** start of Input data **

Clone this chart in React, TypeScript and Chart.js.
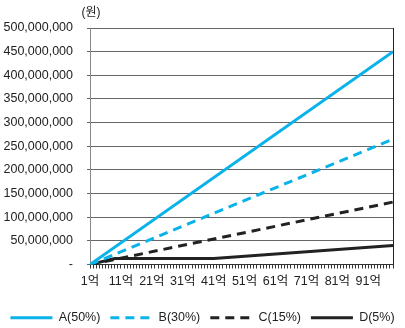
import React, { useEffect, useRef } from "react";
import { Chart, registerables } from "chart.js";

Chart.register(...registerables);

// x axis: amount in 억, one tick per 억, labelled every 10
const xMin = 1;
const xMax = 99;
const xLabelled = [1, 11, 21, 31, 41, 51, 61, 71, 81, 91];

// y axis (원)
const yMax = 500000000;
const yStep = 50000000;

// series: x in 억, y in 원
const seriesNames = ["A(50%)", "B(30%)", "C(15%)", "D(5%)"];
const aX = [1, 99];
const aY = [0, 450000000];
const bX = [1, 99];
const bY = [0, 265000000];
const cX = [1, 99];
const cY = [0, 132000000];
const dX = [1, 9, 41, 99];
const dY = [0, 12500000, 12500000, 40000000];

const BLUE = "#0ab2ea";
const DARK = "#222222";
const FONT = "'Liberation Sans', Arial, 'Noto Sans CJK KR', sans-serif";

const toPoints = (xs: number[], ys: number[]) => xs.map((x, i) => ({ x, y: ys[i] }));

const framePlugin = {
  id: "frame",
  afterDraw(chart: any) {
    const { ctx, chartArea } = chart;
    ctx.save();
    ctx.strokeStyle = DARK;
    ctx.lineWidth = 1;
    ctx.beginPath();
    ctx.moveTo(Math.round(chartArea.right) + 0.5, chartArea.top);
    ctx.lineTo(Math.round(chartArea.right) + 0.5, chartArea.bottom);
    ctx.stroke();
    ctx.fillStyle = DARK;
    ctx.font = `12px ${FONT}`;
    ctx.textAlign = "center";
    ctx.textBaseline = "middle";
    ctx.fillText("(원)", chartArea.left + 1, chartArea.top - 15);
    ctx.restore();
  },
};

export default function App() {
  const ref = useRef<HTMLCanvasElement>(null);

  useEffect(() => {
    if (!ref.current) return;
    const chart = new Chart(ref.current, {
      type: "line",
      data: {
        datasets: [
          {
            label: seriesNames[0],
            data: toPoints(aX, aY),
            borderColor: BLUE,
            backgroundColor: BLUE,
            borderWidth: 3,
            pointRadius: 0,
          },
          {
            label: seriesNames[1],
            data: toPoints(bX, bY),
            borderColor: BLUE,
            backgroundColor: BLUE,
            borderWidth: 3,
            borderDash: [9, 6],
            pointRadius: 0,
          },
          {
            label: seriesNames[2],
            data: toPoints(cX, cY),
            borderColor: DARK,
            backgroundColor: DARK,
            borderWidth: 3,
            borderDash: [9, 6],
            pointRadius: 0,
          },
          {
            label: seriesNames[3],
            data: toPoints(dX, dY),
            borderColor: DARK,
            backgroundColor: DARK,
            borderWidth: 3,
            pointRadius: 0,
          },
        ],
      },
      options: {
        animation: false,
        responsive: false,
        maintainAspectRatio: false,
        layout: { padding: { left: 0, right: 0, top: 28, bottom: -6 } },
        plugins: {
          tooltip: { enabled: false },
          legend: {
            position: "bottom",
            labels: {
              usePointStyle: true,
              pointStyle: "line",
              pointStyleWidth: 42,
              padding: 10,
              color: DARK,
              font: { size: 12.5, family: FONT },
              generateLabels: (ch: any) =>
                Chart.defaults.plugins.legend.labels.generateLabels(ch).map((item: any, i: number) => {
                  const ds: any = ch.data.datasets[i];
                  return {
                    ...item,
                    pointStyle: "line",
                    lineDash: ds.borderDash || [],
                    lineWidth: ds.borderWidth,
                    strokeStyle: ds.borderColor,
                    fillStyle: ds.borderColor,
                  };
                }),
            },
          },
        },
        scales: {
          x: {
            type: "linear",
            min: xMin,
            max: xMax,
            offset: false,
            grid: {
              drawOnChartArea: false,
              drawTicks: true,
              tickLength: 4,
              color: "#333",
            },
            border: { color: "#333" },
            title: { display: true, text: " ", font: { size: 5 }, padding: 0 },
            ticks: {
              stepSize: 1,
              maxTicksLimit: 200,
              autoSkip: false,
              maxRotation: 0,
              padding: 6,
              color: DARK,
              font: { size: 12.5, family: FONT },
              callback: (v: any) => (xLabelled.includes(Number(v)) ? `${v}억` : ""),
            },
          },
          y: {
            min: 0,
            max: yMax,
            grid: { color: "#666", tickLength: 3 },
            border: { color: "#888" },
            afterFit: (scale: any) => {
              scale.width = 90;
            },
            ticks: {
              stepSize: yStep,
              padding: 14,
              color: DARK,
              font: { size: 12.5, family: FONT },
              callback: (v: any) => (Number(v) === 0 ? "-" : Number(v).toLocaleString("en-US")),
            },
          },
          yRight: {
            position: "right",
            min: 0,
            max: yMax,
            grid: { drawOnChartArea: false, drawTicks: false },
            border: { display: false },
            ticks: { display: false },
            afterFit: (scale: any) => {
              scale.width = 12;
            },
          },
        },
      },
      plugins: [framePlugin],
    });
    return () => chart.destroy();
  }, []);

  return (
    <div style={{ position: "absolute", left: 0, top: 0, width: 405, height: 328, background: "#fff" }}>
      <canvas ref={ref} width={405} height={328} />
    </div>
  );
}
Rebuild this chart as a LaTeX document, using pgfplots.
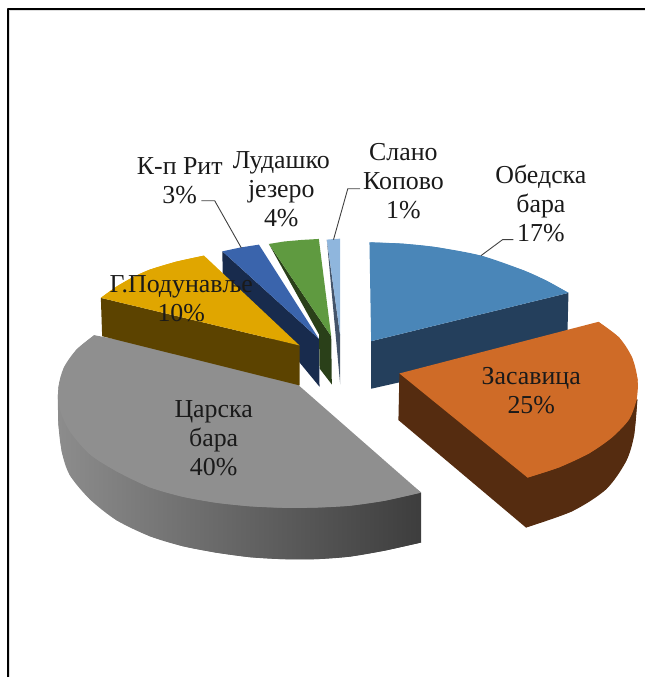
\documentclass[border=0pt]{standalone}
\usepackage{pgfplots}
\pgfplotsset{compat=1.18}
\usepackage{fontspec}
\setmainfont{Liberation Serif}
\definecolor{blueTop}{HTML}{4A86B8}
\definecolor{blueSide}{HTML}{243F5C}
\definecolor{orangeTop}{HTML}{CF6B27}
\definecolor{orangeSide}{HTML}{552C10}
\definecolor{grayTop}{HTML}{8F8F8F}
\definecolor{goldTop}{HTML}{E0A600}
\definecolor{goldSide}{HTML}{5C4300}
\definecolor{navyTop}{HTML}{3A64AC}
\definecolor{navySide}{HTML}{182B4D}
\definecolor{greenTop}{HTML}{5F9A40}
\definecolor{greenSide}{HTML}{2A4019}
\definecolor{skyTop}{HTML}{8FB6DD}
\definecolor{skySide}{HTML}{44546A}
\definecolor{labelInk}{HTML}{1A1A1A}
\pgfplotsset{grayShade/.style={left color=black!45, right color=black!76, shading=axis, shading angle=90}}
\begin{document}
\begin{tikzpicture}[x=1bp,y=1bp]
\begin{axis}[
  scale only axis,
  width=646bp, height=678bp,
  xmin=0, xmax=646, ymin=0, ymax=678,
  y dir=reverse,
  axis lines=none,
  clip=false,
  no markers,
  every axis plot/.append style={draw=none, line join=round},
]
\path (axis cs:0,0) rectangle (axis cs:646,678);
% frame of the page (left and top rule)
\addplot[draw=black!13, line width=1bp] coordinates {(9.8,678) (9.8,10.8) (646,10.8)};
\addplot[draw=black, line width=2bp] coordinates {(8.3,678) (8.3,9.3) (646,9.3)};

% each wedge: a plain polygon, then the same rim smooth on top to round the edge

% Царска бара
\addplot[grayShade] coordinates {
  (58,395) (58.5,425) (62,453) (70,476) (90,500) (116.7,521) (150,537) (183,547) (216.7,553.5)
  (250,558) (283,560) (316.7,560) (350,557.5) (385,551.5) (421.7,543.3) (421.7,493.3) (300,400)} --cycle;
\addplot[smooth, grayShade] coordinates {
  (58,395) (58.5,425) (62,453) (70,476) (90,500) (116.7,521) (150,537) (183,547) (216.7,553.5)
  (250,558) (283,560) (316.7,560) (350,557.5) (385,551.5) (421.7,543.3)};
\addplot[fill=grayTop] coordinates {
  (94.3,335.7) (76.7,350) (64,368) (58.5,388) (60,410) (70,432) (90,455) (116.7,472)
  (150,488) (183,497.5) (216.7,503.5) (250,507) (283,508.5) (316.7,508.3) (350,506.5) (385,501.5)
  (421.7,493.3) (300,386.7) (290,372)} --cycle;
\addplot[smooth, fill=grayTop] coordinates {
  (94.3,335.7) (76.7,350) (64,368) (58.5,388) (60,410) (70,432) (90,455) (116.7,472)
  (150,488) (183,497.5) (216.7,503.5) (250,507) (283,508.5) (316.7,508.3) (350,506.5) (385,501.5)
  (421.7,493.3)};

% Слано Копово
\addplot[fill=skySide] coordinates {(327.3,240) (340.7,336) (340.7,385) (337,345)} --cycle;
\addplot[fill=skyTop] coordinates {(327.3,240) (334,239.4) (340.7,239) (340.7,336)} --cycle;

% Лудашко језеро
\addplot[fill=greenSide] coordinates {(269.3,244.3) (331.7,336.7) (332.3,385) (320,369) (319.5,335)} --cycle;
\addplot[fill=greenTop] coordinates {(269.3,244.3) (285,241.8) (302,240.3) (319.3,239.3) (331.7,336.7)} --cycle;

% К-п Рит
\addplot[fill=navySide] coordinates {(222.7,251.7) (223.3,300) (300,363) (320,387.3) (319.3,339.3)} --cycle;
\addplot[fill=navyTop] coordinates {(222.7,251.7) (241,247.8) (259.3,245) (319.3,339.3)} --cycle;

% Г.Подунавље
\addplot[fill=goldSide] coordinates {(101,298.3) (102.3,336.7) (300,386) (300,346)} --cycle;
\addplot[fill=goldTop] coordinates {
  (101,298.3) (116.7,287) (133.3,277.5) (150,270) (176.7,262) (204.3,256) (300,346)} --cycle;
\addplot[smooth, fill=goldTop] coordinates {
  (101,298.3) (116.7,287) (133.3,277.5) (150,270) (176.7,262) (204.3,256)};

% Обедска бара
\addplot[fill=blueSide] coordinates {(371.7,341.7) (569.3,293.3) (568,345) (371.7,389.3)} --cycle;
\addplot[fill=blueTop] coordinates {
  (370,242.7) (403,244) (436.7,247.5) (481.7,256) (525,271) (548,281.5) (569.3,293.3) (371.7,341.7)} --cycle;
\addplot[smooth, fill=blueTop] coordinates {
  (370,242.7) (403,244) (436.7,247.5) (481.7,256) (525,271) (548,281.5) (569.3,293.3)};

% Засавица
\addplot[fill=orangeSide] coordinates {
  (400,374) (399,420.7) (526.7,528.3) (573,512) (607,490) (627,462) (635,436) (638.3,400)} --cycle;
\addplot[smooth, fill=orangeSide] coordinates {
  (526.7,528.3) (573,512) (607,490) (627,462) (635,436) (638.3,400)};
\addplot[fill=orangeTop] coordinates {
  (599.3,322.3) (620,338) (633,358) (638.5,380) (637.5,400) (630,420) (613,438) (590,454)
  (560,468) (528.3,478.3) (400,374)} --cycle;
\addplot[smooth, fill=orangeTop] coordinates {
  (599.3,322.3) (620,338) (633,358) (638.5,380) (637.5,400) (630,420) (613,438) (590,454)
  (560,468) (528.3,478.3)};

% leader lines
\addplot[draw=black!75, line width=0.9bp] coordinates {(201.7,201) (215,201) (241.7,248.3)};
\addplot[draw=black!75, line width=0.9bp] coordinates {(360.7,189) (348.3,189) (334,240)};
\addplot[draw=black!75, line width=0.9bp] coordinates {(514,240) (503.3,240) (481.7,256)};

% labels
\begin{scope}[every node/.style={align=center, text=labelInk, font=\fontsize{26}{29}\selectfont, inner sep=0pt}]
\node at (axis cs:404,181.5) {Слано\\Копово\\1\%};
\node at (axis cs:541.7,204) {Обедска\\бара\\17\%};
\node at (axis cs:180,181) {К-п Рит\\3\%};
\node at (axis cs:281.7,189.5) {Лудашко\\језеро\\4\%};
\node at (axis cs:181.5,299) {Г.Подунавље\\10\%};
\node at (axis cs:214,438.5) {Царска\\бара\\40\%};
\node at (axis cs:532,391) {Засавица\\25\%};
\end{scope}
\end{axis}
\end{tikzpicture}
\end{document}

** end of Input data **

Reproduce, word for word, every line from the start of the records down to and including the line with "const toPoints = (xs: number[], ys: number[])"; skip the pictures.

Clone this chart in React, TypeScript and Chart.js.
import React, { useEffect, useRef } from "react";
import { Chart, registerables } from "chart.js";

Chart.register(...registerables);

// x axis: amount in 억, one tick per 억, labelled every 10
const xMin = 1;
const xMax = 99;
const xLabelled = [1, 11, 21, 31, 41, 51, 61, 71, 81, 91];

// y axis (원)
const yMax = 500000000;
const yStep = 50000000;

// series: x in 억, y in 원
const seriesNames = ["A(50%)", "B(30%)", "C(15%)", "D(5%)"];
const aX = [1, 99];
const aY = [0, 450000000];
const bX = [1, 99];
const bY = [0, 265000000];
const cX = [1, 99];
const cY = [0, 132000000];
const dX = [1, 9, 41, 99];
const dY = [0, 12500000, 12500000, 40000000];

const BLUE = "#0ab2ea";
const DARK = "#222222";
const FONT = "'Liberation Sans', Arial, 'Noto Sans CJK KR', sans-serif";

const toPoints = (xs: number[], ys: number[]) => xs.map((x, i) => ({ x, y: ys[i] }));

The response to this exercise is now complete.